Search the data below for the string "with". Extract every line that contains it.

--------------------

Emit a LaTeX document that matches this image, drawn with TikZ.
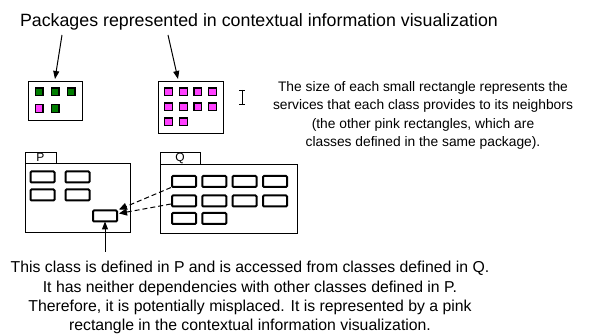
\documentclass[tikz,border=0pt]{standalone}
\usepackage{fontspec}
\setmainfont{Liberation Sans}
\usetikzlibrary{arrows.meta}
\definecolor{pkgreen}{RGB}{0,125,0}
\definecolor{pkpink}{RGB}{255,64,255}
\begin{document}
\begin{tikzpicture}[x=1pt,y=-1pt,
  every node/.style={inner sep=0pt,outer sep=0pt},
  arr/.style={line width=1pt,-{Triangle[length=8pt,width=6pt]}},
  darr/.style={line width=1pt,dash pattern=on 5pt off 3pt,-{Triangle[length=8pt,width=7pt]}},
  pkg/.style={draw,line width=0.9pt},
  cls/.style={draw,line width=2pt,rounded corners=1pt,minimum width=24pt,minimum height=11pt},
  gsq/.style={draw,line width=1.2pt,fill=pkgreen,minimum size=7.8pt},
  psq/.style={draw,line width=1.2pt,fill=pkpink,minimum size=7.8pt},
  rtxt/.style={font=\fontsize{13.8}{16}\selectfont,anchor=base},
  btxt/.style={font=\fontsize{15.8}{19}\selectfont,anchor=base},
  tab/.style={font=\fontsize{12}{12}\selectfont},
]
\useasboundingbox (0,0) rectangle (598,336);
% title
\node[anchor=base west,font=\fontsize{17.8}{20}\selectfont] (title) at (20,27) {Packages represented in contextual information visualization};
\coordinate (a1s) at (62,35);
\coordinate (a1e) at (55,79);
\coordinate (a2s) at (168,35);
\coordinate (a2e) at (178,79);
\draw[arr] (a1s) -- (a1e);
\draw[arr] (a2s) -- (a2e);
% small package 1
\draw[pkg] (28,81) rectangle (82,120);
\node[gsq] (g1) at (39,92) {};
\node[gsq] (g2) at (55,92) {};
\node[gsq] (g3) at (71,92) {};
\node[psq] (g4) at (39,108.5) {};
\node[gsq] (g5) at (55,108.5) {};
% small package 2
\draw[pkg] (158,81) rectangle (223,133);
\foreach \c [count=\i] in {168.5,183.2,197.9,212.6}{
  \node[psq] (pa\i) at (\c,92) {};
  \node[psq] (pb\i) at (\c,107) {};
}
\node[psq] (pc1) at (168.5,122) {};
\node[psq] (pc2) at (183.2,122) {};
% I-beam
\draw[line width=0.7pt] (242,90) -- (242,104) (239,90) -- (245,90) (239,104) -- (245,104);
% right text
\node[rtxt] (r1) at (423,91.5) {The size of each small rectangle represents the};
\node[rtxt] (r2) at (423,110) {services that each class provides to its neighbors};
\node[rtxt] (r3) at (423,128.5) {(the other pink rectangles, which are};
\node[rtxt] (r4) at (423,147) {classes defined in the same package).};
% package P
\draw[pkg] (25,152) rectangle (56,163);
\node[tab] (ptab) at (40.5,157.5) {P};
\draw[pkg] (25,163) rectangle (130,232);
\node[cls] (p1) at (42.5,177) {};
\node[cls] (p2) at (77.5,177) {};
\node[cls] (p3) at (42.5,195) {};
\node[cls] (p4) at (77.5,195) {};
\node[cls] (m) at (105,216) {};
% package Q
\draw[pkg] (160,152.5) rectangle (200,164);
\node[tab] (qtab) at (180,158.3) {Q};
\draw[pkg] (160,164) rectangle (297,233);
\foreach \c [count=\i] in {184,214.3,244.5,275}{
  \node[cls] (qa\i) at (\c,181.5) {};
  \node[cls] (qb\i) at (\c,201) {};
}
\node[cls] (qc1) at (184,218.5) {};
\node[cls] (qc2) at (214.3,218.5) {};
% dashed dependencies
\coordinate (d1s) at (171,187.5);
\coordinate (d1e) at (119,209.5);
\coordinate (d2s) at (171,204);
\coordinate (d2e) at (119,213.5);
\draw[darr] (d1s) -- (d1e);
\draw[darr] (d2s) -- (d2e);
% up arrow
\coordinate (ub) at (105,252);
\draw[arr] (ub) -- (m.south);
% bottom text
\node[btxt] (b1) at (250,273) {This class is defined in P and is accessed from classes defined in Q.};
\node[btxt] (b2) at (250,292.3) {It has neither dependencies with other classes defined in P.};
\node[btxt] (b3) at (250,311.6) {Therefore, it is potentially misplaced. It is represented by a pink};
\node[btxt] (b4) at (250,331) {rectangle in the contextual information visualization.};
\end{tikzpicture}
\end{document}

--------------------

RIGHT ANSWER:
Emit a LaTeX document that matches this image, drawn with TikZ.
\node[btxt] (b2) at (250,292.3) {It has neither dependencies with other classes defined in P.};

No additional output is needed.